Monsieur le sénateur, accompagnant actuellement le Président de la République au sommet de la FAO à Rome, M. Barnier ne peut être présent pour répondre à votre importante question. Je me ferai donc son porte-parole aujourd’hui, et ce avec d’autant plus de plaisir que j’ai gardé de mes quelques années de collaboration avec Edgard Pisani un goût marqué pour les questions agricoles.

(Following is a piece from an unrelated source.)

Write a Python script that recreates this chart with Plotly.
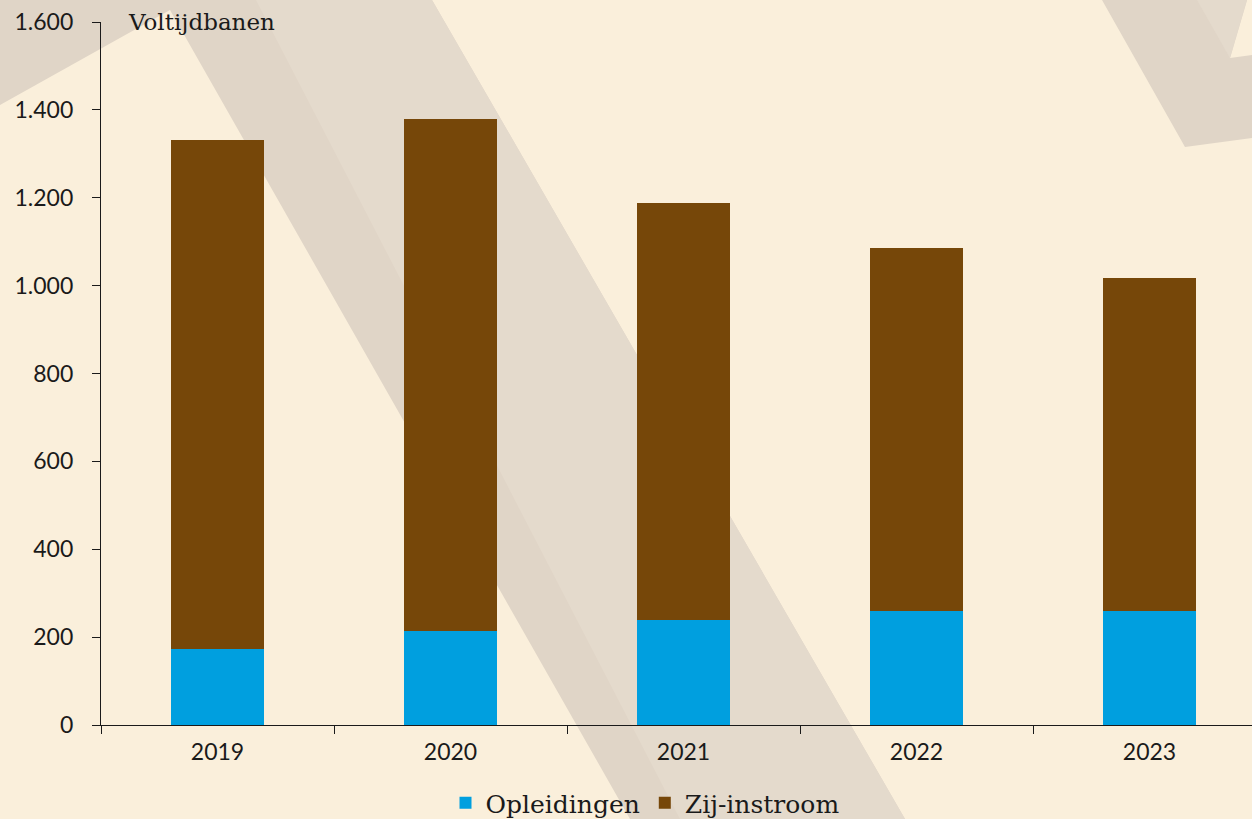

Les règles qui sont actuellement négociées au sein de l’Organisation mondiale du commerce ont pour ambition de régir l’ensemble du commerce mondial : produits agricoles, produits industriels, services, etc. Dans sa logique même, cette négociation suppose que les membres de l’OMC s’échangent des concessions sur des secteurs totalement différents, par exemple entre l’agriculture et l’industrie.
Pourtant, l’agriculture ne peut se réduire, comme vous l’avez dit, à une variable d’ajustement dans les négociations commerciales, car l’alimentation est un enjeu stratégique. La crise alimentaire mondiale le souligne clairement, tout comme elle montre qu’une libéralisation commerciale aveugle n’est pas une solution pour le secteur agricole. Le commerce ne peut être la seule réponse à cette crise.
L’enjeu aujourd’hui, c’est d’abord de produire plus pour nourrir une population mondiale qui atteindra 9 milliards d’habitants en 2050.
L’enjeu aujourd’hui, c’est de coordonner l’aide alimentaire d’urgence, de soutenir la relance de la production pour la prochaine campagne agricole dans les pays du Sud, d’aider ces pays à se doter d’une véritable politique agricole et à relancer leurs investissements dans ce secteur.
Bref, l’agriculture mondiale a besoin de régulation et de coordination entre les pays producteurs plus que de la libéralisation poussée par l’OMC, qui profitera aux pays émergents agro-exportateurs, mais qui n’apportera pas de réponse structurelle à la question des équilibres alimentaires mondiaux.
En regard de ces enjeux, il est légitime de réfléchir à une nouvelle gouvernance mondiale en matière agricole afin de mieux coordonner les interventions des Nations unies, des institutions financières internationales, des États, du secteur privé et des organisations non gouvernementales. Tel est le sens du partenariat mondial pour l’agriculture et l’alimentation que le Président de la République présentera aujourd’hui même au sommet de la FAO à Rome.